# start of Data extract

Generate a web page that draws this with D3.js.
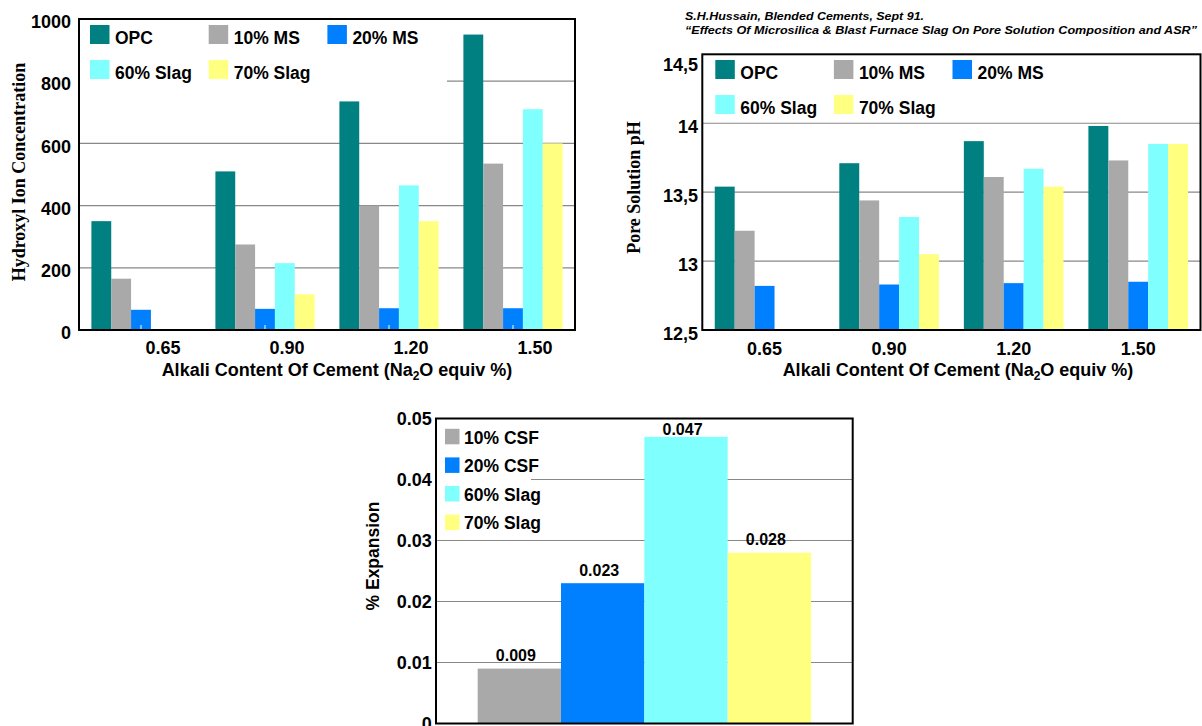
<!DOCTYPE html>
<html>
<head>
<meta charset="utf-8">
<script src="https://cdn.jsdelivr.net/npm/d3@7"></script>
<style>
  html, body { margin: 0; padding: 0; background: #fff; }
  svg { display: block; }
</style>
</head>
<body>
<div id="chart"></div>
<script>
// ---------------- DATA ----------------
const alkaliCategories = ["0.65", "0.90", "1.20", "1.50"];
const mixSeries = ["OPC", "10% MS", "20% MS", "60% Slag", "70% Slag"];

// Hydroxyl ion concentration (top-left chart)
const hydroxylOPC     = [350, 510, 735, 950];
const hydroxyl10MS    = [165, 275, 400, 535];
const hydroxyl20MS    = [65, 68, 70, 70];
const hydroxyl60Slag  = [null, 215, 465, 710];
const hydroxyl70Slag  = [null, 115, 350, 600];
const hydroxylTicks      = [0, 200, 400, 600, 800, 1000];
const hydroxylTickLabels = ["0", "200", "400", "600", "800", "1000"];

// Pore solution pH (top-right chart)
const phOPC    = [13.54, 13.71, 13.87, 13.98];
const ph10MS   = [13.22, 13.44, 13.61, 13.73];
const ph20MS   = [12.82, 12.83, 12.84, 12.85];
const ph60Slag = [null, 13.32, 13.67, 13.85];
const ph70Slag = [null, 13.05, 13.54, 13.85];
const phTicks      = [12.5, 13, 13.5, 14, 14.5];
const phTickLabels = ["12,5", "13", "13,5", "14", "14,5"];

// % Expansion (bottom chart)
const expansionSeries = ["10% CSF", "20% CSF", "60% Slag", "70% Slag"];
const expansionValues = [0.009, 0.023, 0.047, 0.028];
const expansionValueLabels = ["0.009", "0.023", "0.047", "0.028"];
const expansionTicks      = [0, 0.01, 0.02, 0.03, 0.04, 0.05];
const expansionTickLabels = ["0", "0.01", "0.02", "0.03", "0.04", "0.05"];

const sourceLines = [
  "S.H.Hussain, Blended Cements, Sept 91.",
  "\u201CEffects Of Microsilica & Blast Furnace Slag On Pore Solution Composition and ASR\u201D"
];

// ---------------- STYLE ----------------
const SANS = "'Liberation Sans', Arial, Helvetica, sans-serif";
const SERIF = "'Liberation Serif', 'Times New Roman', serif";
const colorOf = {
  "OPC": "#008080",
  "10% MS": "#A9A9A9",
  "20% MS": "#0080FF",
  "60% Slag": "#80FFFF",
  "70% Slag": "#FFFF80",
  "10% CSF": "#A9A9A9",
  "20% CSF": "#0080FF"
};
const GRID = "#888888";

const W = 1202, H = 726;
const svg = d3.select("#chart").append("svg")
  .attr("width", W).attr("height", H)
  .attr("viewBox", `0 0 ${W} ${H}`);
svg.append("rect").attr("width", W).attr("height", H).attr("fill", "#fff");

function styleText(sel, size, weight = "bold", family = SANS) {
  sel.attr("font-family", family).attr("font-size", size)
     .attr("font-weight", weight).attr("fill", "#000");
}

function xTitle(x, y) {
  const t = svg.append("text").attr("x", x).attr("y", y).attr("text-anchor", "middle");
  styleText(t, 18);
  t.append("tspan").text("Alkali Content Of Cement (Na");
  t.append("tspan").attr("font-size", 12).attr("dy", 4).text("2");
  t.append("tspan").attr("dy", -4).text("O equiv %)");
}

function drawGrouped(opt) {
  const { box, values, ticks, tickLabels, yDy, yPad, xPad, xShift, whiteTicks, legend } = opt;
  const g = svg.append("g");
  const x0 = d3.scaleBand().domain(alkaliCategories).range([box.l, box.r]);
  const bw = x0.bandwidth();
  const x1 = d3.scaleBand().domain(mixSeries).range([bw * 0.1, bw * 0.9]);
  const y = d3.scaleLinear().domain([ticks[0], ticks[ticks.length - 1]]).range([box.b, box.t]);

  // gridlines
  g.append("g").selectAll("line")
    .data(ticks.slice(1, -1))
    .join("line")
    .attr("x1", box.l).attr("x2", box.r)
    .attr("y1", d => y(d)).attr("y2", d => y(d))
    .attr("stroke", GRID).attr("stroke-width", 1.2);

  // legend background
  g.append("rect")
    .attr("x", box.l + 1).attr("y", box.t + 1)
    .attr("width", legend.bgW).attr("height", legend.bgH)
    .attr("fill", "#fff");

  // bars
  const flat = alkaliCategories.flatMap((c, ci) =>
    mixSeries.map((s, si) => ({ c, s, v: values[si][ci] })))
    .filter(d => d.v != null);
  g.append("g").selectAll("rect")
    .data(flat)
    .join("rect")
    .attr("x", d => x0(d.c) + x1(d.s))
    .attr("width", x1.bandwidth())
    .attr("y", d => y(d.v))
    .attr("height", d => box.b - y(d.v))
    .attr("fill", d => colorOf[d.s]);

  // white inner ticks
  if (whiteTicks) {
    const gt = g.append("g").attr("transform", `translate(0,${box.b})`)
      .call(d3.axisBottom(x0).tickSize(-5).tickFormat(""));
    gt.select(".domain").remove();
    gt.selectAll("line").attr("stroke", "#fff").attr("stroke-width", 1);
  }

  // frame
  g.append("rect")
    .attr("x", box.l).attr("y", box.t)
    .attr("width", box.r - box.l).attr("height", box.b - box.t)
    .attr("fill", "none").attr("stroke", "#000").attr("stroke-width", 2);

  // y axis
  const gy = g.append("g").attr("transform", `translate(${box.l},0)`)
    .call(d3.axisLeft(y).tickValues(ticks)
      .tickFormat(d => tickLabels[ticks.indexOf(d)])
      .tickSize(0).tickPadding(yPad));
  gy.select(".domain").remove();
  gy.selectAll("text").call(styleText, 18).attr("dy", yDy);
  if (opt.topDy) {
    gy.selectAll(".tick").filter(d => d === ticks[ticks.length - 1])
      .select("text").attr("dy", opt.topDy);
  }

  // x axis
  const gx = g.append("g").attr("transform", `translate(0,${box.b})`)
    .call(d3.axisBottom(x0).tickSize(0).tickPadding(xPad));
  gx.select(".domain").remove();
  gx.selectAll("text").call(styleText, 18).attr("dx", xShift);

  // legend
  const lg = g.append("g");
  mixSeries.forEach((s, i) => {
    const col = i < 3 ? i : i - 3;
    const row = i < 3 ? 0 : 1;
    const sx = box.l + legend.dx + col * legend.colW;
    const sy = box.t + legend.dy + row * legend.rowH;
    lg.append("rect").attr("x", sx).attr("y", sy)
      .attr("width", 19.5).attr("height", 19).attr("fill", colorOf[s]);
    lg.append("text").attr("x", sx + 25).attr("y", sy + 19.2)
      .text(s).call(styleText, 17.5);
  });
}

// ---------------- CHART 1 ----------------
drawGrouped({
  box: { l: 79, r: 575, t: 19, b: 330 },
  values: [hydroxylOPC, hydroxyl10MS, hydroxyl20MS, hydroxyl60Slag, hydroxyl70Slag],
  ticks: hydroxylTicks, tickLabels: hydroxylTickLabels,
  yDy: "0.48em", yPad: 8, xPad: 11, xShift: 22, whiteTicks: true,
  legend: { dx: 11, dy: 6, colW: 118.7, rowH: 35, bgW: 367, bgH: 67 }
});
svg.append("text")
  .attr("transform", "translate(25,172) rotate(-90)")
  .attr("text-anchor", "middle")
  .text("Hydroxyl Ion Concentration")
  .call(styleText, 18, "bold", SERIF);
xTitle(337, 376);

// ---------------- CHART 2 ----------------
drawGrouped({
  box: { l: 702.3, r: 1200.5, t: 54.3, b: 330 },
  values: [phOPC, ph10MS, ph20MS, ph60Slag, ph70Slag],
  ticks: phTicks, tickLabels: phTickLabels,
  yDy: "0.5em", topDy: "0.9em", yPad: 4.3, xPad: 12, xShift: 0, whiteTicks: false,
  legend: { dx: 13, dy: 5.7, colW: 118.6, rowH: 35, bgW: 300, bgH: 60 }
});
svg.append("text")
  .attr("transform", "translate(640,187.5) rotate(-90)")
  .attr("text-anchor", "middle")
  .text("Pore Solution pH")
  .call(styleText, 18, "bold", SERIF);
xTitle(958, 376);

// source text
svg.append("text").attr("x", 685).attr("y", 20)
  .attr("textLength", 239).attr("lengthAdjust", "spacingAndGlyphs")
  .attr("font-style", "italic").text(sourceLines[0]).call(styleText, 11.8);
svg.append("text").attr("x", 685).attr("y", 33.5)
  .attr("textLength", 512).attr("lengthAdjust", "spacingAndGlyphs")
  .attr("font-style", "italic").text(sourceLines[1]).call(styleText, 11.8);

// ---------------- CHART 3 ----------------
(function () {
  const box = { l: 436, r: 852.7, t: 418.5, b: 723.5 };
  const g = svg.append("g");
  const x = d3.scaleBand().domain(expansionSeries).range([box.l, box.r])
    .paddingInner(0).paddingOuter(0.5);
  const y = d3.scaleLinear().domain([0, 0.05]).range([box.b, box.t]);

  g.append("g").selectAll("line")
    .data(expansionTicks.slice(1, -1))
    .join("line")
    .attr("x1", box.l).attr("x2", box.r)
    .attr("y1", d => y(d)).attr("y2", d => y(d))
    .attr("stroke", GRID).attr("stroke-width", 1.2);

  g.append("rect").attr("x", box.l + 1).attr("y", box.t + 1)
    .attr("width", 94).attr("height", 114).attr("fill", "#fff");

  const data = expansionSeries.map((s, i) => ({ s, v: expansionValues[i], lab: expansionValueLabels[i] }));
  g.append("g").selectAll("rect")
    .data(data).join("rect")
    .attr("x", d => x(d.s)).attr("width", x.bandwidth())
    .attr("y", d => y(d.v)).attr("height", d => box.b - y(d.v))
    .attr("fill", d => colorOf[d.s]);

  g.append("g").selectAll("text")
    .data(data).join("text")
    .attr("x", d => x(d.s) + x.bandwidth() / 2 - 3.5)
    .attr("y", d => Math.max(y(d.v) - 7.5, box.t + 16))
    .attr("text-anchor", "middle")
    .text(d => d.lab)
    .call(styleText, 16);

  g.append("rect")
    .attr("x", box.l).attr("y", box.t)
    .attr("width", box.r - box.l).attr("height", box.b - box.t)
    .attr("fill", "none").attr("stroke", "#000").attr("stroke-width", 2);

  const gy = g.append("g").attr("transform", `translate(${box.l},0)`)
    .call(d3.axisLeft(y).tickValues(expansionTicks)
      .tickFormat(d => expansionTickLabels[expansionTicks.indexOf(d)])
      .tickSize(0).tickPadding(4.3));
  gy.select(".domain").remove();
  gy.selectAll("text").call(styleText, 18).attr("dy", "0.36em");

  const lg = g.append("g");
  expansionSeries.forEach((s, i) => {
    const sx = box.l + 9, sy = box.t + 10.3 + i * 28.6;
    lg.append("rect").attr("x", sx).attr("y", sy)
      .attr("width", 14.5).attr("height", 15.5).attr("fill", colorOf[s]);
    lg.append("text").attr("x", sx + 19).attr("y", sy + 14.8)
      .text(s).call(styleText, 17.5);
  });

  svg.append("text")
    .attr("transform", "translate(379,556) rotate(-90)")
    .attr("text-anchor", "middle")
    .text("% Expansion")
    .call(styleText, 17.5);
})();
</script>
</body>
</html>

# end of Data extract
# start of Data extract

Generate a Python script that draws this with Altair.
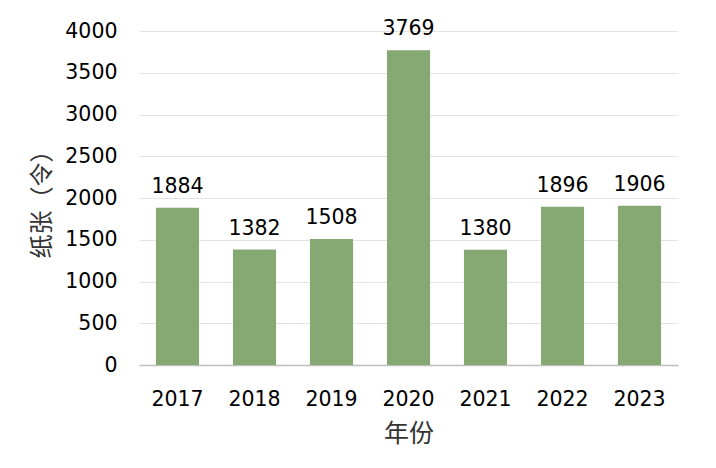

# end of Data extract

Required work: Scan the listing above. Gather each line that contains the word "with".

Right answer:
Generate a web page that draws this with D3.js.
Generate a Python script that draws this with Altair.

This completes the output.